19 September , 2022 Fdiindia
India Sustains Its Position of Being an Attractive Investment Destination
In the April-June quarter, India remains an attractive destination for developed countries as the 5th largest recipient of FDI. This was not the only good news the monthly economic report from the department of economic affairs reported. The report also suggests that an unsurpassable growth outlook and a steady improvement in ease of doing business have been some of the prime reasons behind the rise of the nation as an attractive business destination.
The momentum showcased earlier has been sustained in Q2 of 2022, as well as FDI inflows of USD 16.1 billion. Moreover, India's Exports are growing at the second highest place among other economies despite an economic slowdown.
As per media reports, High foreign exchange reserves, sustained foreign direct investment, and substantial revenues have provided India with a rational buffer against the monetary policy normalization in advanced economies and the widening of the current account deficit arising from geopolitical conflicts.
The report also reported that the contact-intensive services sector would likely drive growth in 2022-23, building on the demand and near universalization of vaccination. Furthermore, according to the economic forecast delivered by the report, an acute rebounding of private consumption backed by soaring consumer demands and an overall rise in employment would sustain growth in the coming years.

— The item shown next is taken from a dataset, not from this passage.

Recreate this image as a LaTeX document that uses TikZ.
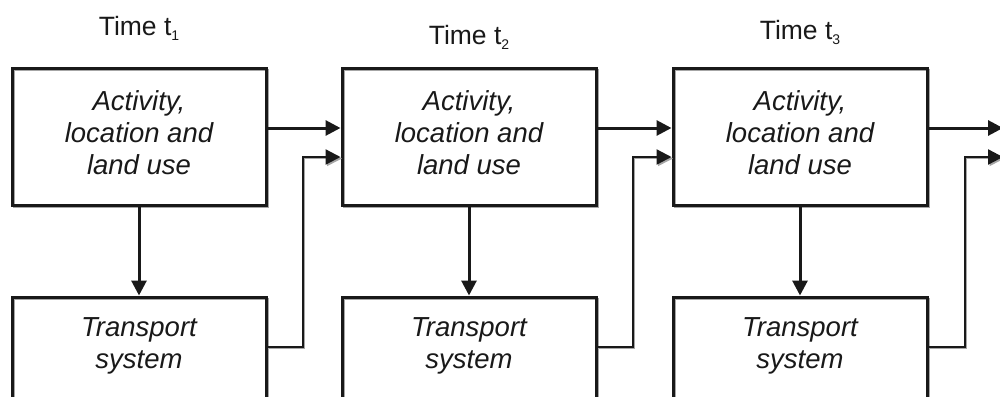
\documentclass[tikz,border=0pt]{standalone}
\usepackage{fontspec}
\setmainfont{Liberation Sans}
\usetikzlibrary{arrows.meta}

\newcommand{\tsub}[1]{\raisebox{-5pt}{\fontsize{14}{14}\selectfont #1}}

\begin{document}
\begin{tikzpicture}[x=1pt,y=-1pt,
  ink/.style={draw=black!90, line width=3pt,
    preaction={draw=black!35, line width=2pt, transform canvas={shift={(2pt,-2pt)}}}},
  boxA/.style={ink, minimum width=254pt, minimum height=137pt, inner sep=0pt},
  boxT/.style={ink, minimum width=254pt, minimum height=140pt, inner sep=0pt},
  boxtext/.style={font=\fontsize{27.5}{32}\selectfont\itshape, align=center, text=black!90},
  timelabel/.style={font=\fontsize{26.5}{30}\selectfont, text=black!90},
  flow/.style={draw=black!90, line width=3pt,
    -{Triangle[length=15pt,width=15pt]}},
  feed/.style={draw=black!90, line width=2.3pt,
    preaction={draw=black!35, line width=1.5pt, transform canvas={shift={(1.5pt,-1.5pt)}}},
    -{Triangle[length=15pt,width=15pt]}}
]
\useasboundingbox (0,0) rectangle (1000,396);
\clip (0,0) rectangle (1000,396);

% time labels
\node[timelabel] (time1) at (139,28) {Time t\tsub{1}};
\node[timelabel] (time2) at (469,37) {Time t\tsub{2}};
\node[timelabel] (time3) at (800,32) {Time t\tsub{3}};

% activity, location and land use boxes
\node[boxA] (act1) at (139,136.5) {};
\node[boxA] (act2) at (469,136.5) {};
\node[boxA] (act3) at (800,136.5) {};
\node[boxtext] (actt1) at (139,133) {Activity,\\location and\\land use};
\node[boxtext] (actt2) at (469,133) {Activity,\\location and\\land use};
\node[boxtext] (actt3) at (800,133) {Activity,\\location and\\land use};

% transport system boxes (running past the lower edge)
\node[boxT] (tr1) at (139,367) {};
\node[boxT] (tr2) at (469,367) {};
\node[boxT] (tr3) at (800,367) {};
\node[boxtext] (trt1) at (139,346) {Transport\\system};
\node[boxtext] (trt2) at (469,346) {Transport\\system};
\node[boxtext] (trt3) at (800,346) {Transport\\system};

% free ends on the right
\coordinate (out1) at (1003,128);
\coordinate (out2) at (1003,157);

% land use feeds transport within each period
\draw[flow] (act1.south) -- (tr1.north);
\draw[flow] (act2.south) -- (tr2.north);
\draw[flow] (act3.south) -- (tr3.north);

% land use carried forward to the next period
\draw[flow] (act1.east |- 0,128) -- (act2.west |- 0,128);
\draw[flow] (act2.east |- 0,128) -- (act3.west |- 0,128);
\draw[flow] (act3.east |- 0,128) -- (out1);

% transport feeding back into the next period
\draw[feed] (tr1.east |- 0,347) -| (303,157) -- (act2.west |- 0,157);
\draw[feed] (tr2.east |- 0,347) -| (633,157) -- (act3.west |- 0,157);
\draw[feed] (tr3.east |- 0,347) -| (965,157) -- (out2);
\end{tikzpicture}
\end{document}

According to the report, a rise in Private consumption and higher capacity utilization in the current year has further invigorated the Capex cycle to take the investment rate in q1 of 2022-23 to one of its highest levels in the last decade. In addition, the rising capital expenditure of the government has also helped the crowding in of private investment. Moreover, the government's spending on capital expenditure is likely to be sustained as buoyancy in revenue growth is expected to remain undiminished in the balance period of the current year.
The growth momentum of Q1 has sustained in Q2 of 2022-23, as well as the robust performance of high-frequency indicators during July and August of 2022. As a result, the composite PMI of India rose to 58.2 in August 2022, signaling a quick pace of Expansion. However, as a contradiction to this pace, the global composite PMI has entered the contradictory phase declining to 49.3 in August 2022 with a slowdown, mainly evident in advanced economies.
At a time when Rising inflation, as well as slowing growth, is affecting most major economies of the world, while India's financial initials have been robust, and inflation is under control. Moreover, the supply-side reforms in the pre-COVID times have provided India with a robust financial status in current times of a global slowdown, putting forth an enticing opportunity for investors worldwide.